Location
- Country: United States
- State: Idaho
- Counties: Cassia

Physical characteristics
- Source: Confluence of the New Canyon Creek and Flat Canyon Creek
- • location: Albion Mountains, midway between Oakley and Malta
- • coordinates: 42°15′13″N 113°39′51″W﻿ / ﻿42.25361°N 113.66417°W
- Mouth: Raft River
- • location: Raft River Valley, north–northeast of Malta
- • coordinates: 42°20′52″N 113°21′18″W﻿ / ﻿42.34778°N 113.35500°W
- • elevation: 4,449 ft (1,356 m)

Basin features
- Progression: Raft River→ Snake River→ Columbia River→ Pacific Ocean
- • left: New Canyon Creek
- • right: Flat Canyon Creek

= Cassia Creek =

Cassia Creek is a stream in Cassia County, Idaho, United States, that is a tributary of the Raft River (a tributary of the Snake River).

==Description==
Rising in the Albion Mountains within the Sawtooth National Forest (about midway between the cities of Oakley and Malta) Cassia Creek flows easterly to quickly leave the national forest and then pass along the western edge of the unincorporataed community of Elba. It then flows northeasterly between the Albion Mountains (on northwest) and the Jim Sage Mountains (on the southeast), roughly paralleling Idaho State Highway 77 Spur, until it passes south of the unincorporated community of Connor.

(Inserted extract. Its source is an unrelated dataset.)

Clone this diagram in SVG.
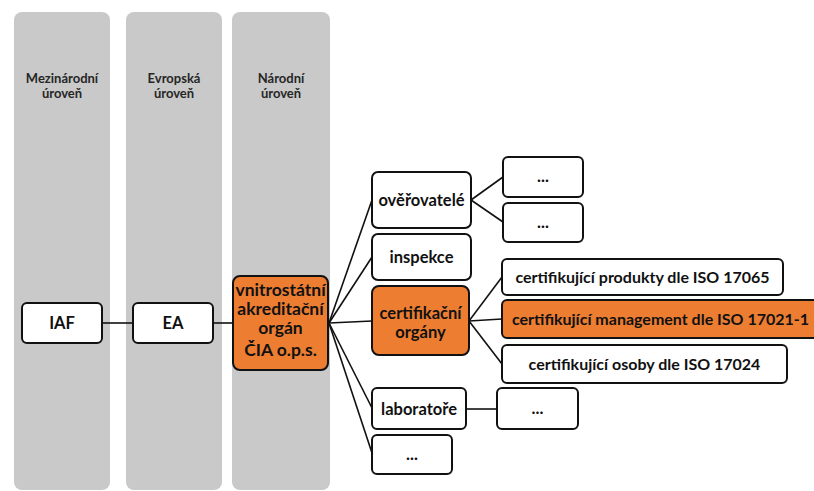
<svg xmlns="http://www.w3.org/2000/svg" width="814" height="491" viewBox="0 0 814 491">
<style>
.col{fill:#c9c9c9}
.hd{font-family:Lato,"Liberation Sans",sans-serif;font-weight:bold;font-size:13px;fill:#262626;text-anchor:middle}
.box{fill:#fff;stroke:#111;stroke-width:2}
.ob{fill:#ed7d31;stroke:#111;stroke-width:2}
.t{font-family:Lato,"Liberation Sans",sans-serif;font-weight:bold;font-size:16.5px;fill:#111;text-anchor:middle}
.s{font-size:16px}
.o{font-size:17.5px}
.c line{stroke:#111;stroke-width:1.6}
</style>
<rect width="814" height="491" fill="#fff"/>
<g id="columns">
<rect class="col" x="14" y="12" width="96" height="478" rx="8"/>
<rect class="col" x="126" y="12" width="96" height="478" rx="8"/>
<rect class="col" x="232" y="12" width="98" height="478" rx="8"/>
<text class="hd" x="62" y="83">Mezinárodní</text><text class="hd" x="62" y="98">úroveň</text>
<text class="hd" x="174" y="83">Evropská</text><text class="hd" x="174" y="98">úroveň</text>
<text class="hd" x="281" y="83">Národní</text><text class="hd" x="281" y="98">úroveň</text>
</g>
<g id="connectors" class="c">
<line x1="102" y1="323" x2="133" y2="323"/>
<line x1="213" y1="323" x2="233" y2="323"/>
<line x1="329" y1="323" x2="372" y2="200"/>
<line x1="329" y1="323" x2="372" y2="257"/>
<line x1="329" y1="323" x2="372" y2="321"/>
<line x1="329" y1="323" x2="372" y2="408"/>
<line x1="329" y1="323" x2="372" y2="453"/>
<line x1="471" y1="200" x2="503" y2="177"/>
<line x1="471" y1="200" x2="503" y2="222"/>
<line x1="469" y1="321" x2="502" y2="277"/>
<line x1="469" y1="321" x2="502" y2="319"/>
<line x1="469" y1="321" x2="502" y2="364"/>
<line x1="466" y1="409" x2="497" y2="409"/>
</g>
<g id="iaf"><rect class="box" x="22" y="303" width="80" height="40" rx="5"/><text class="t" x="62" y="329">IAF</text></g>
<g id="ea"><rect class="box" x="133" y="303" width="80" height="40" rx="5"/><text class="t" x="173" y="329">EA</text></g>
<g id="cia"><rect class="ob" x="233" y="276" width="95" height="94" rx="7"/>
<text class="t o" x="280.5" y="296">vnitrostátní</text><text class="t o" x="280.5" y="315">akreditační</text><text class="t o" x="280.5" y="334">orgán</text><text class="t o" x="280.5" y="356">ČIA o.p.s.</text></g>
<g id="overovatele"><rect class="box" x="372" y="172" width="99" height="56" rx="6"/><text class="t" x="421.5" y="206">ověřovatelé</text></g>
<g id="ov1"><rect class="box" x="503" y="157" width="80" height="40" rx="5"/><text class="t" x="543" y="182">...</text></g>
<g id="ov2"><rect class="box" x="503" y="203" width="80" height="39" rx="5"/><text class="t" x="543" y="228">...</text></g>
<g id="inspekce"><rect class="box" x="372" y="234" width="99" height="46" rx="6"/><text class="t" x="421.5" y="263">inspekce</text></g>
<g id="certifikacni"><rect class="ob" x="372" y="286" width="97" height="69" rx="7"/><text class="t" x="420.5" y="319">certifikační</text><text class="t" x="420.5" y="338">orgány</text></g>
<g id="cp"><rect class="box" x="502" y="259" width="281" height="36" rx="5"/><text class="t s" x="642.5" y="283">certifikující produkty dle ISO 17065</text></g>
<g id="cm"><rect class="ob" x="502" y="300" width="330" height="38" rx="5"/><text class="t s" x="512" y="325" style="text-anchor:start">certifikující management dle ISO 17021-1</text></g>
<g id="co"><rect class="box" x="502" y="345" width="285" height="38" rx="5"/><text class="t s" x="644.5" y="370">certifikující osoby dle ISO 17024</text></g>
<g id="laboratore"><rect class="box" x="372" y="388" width="94" height="41" rx="5"/><text class="t" x="419" y="415">laboratoře</text></g>
<g id="lab1"><rect class="box" x="497" y="388" width="81" height="41" rx="5"/><text class="t" x="537.5" y="414">...</text></g>
<g id="dots"><rect class="box" x="372" y="435" width="80" height="39" rx="5"/><text class="t" x="412" y="460">...</text></g>
</svg>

From Connor, the creek flows easterly again (with the Cotterel Mountains on the north and the Jim Sage Mountains on the south) out of the mountains and into the Raft River Valley as it roughly parallels Idaho State Highway 77 (SH‑77). The creek then flows northeasterly in the Raft River Valley (still roughly paralleling SH‑77) to pass along the southeastern edge of city of Malta. Finally, it flows northerly through agricultural land in the Raft River Valley to its mouth on the Raft River, about 3 mi north-northeast of Malta. (The Raft River flows north to the Snake River, a tributary of the Columbia River.)

Most of Cassia Creek is along a section of the California Trail. The creek is a recommended fishing water by the Idaho Department of Fish and Game.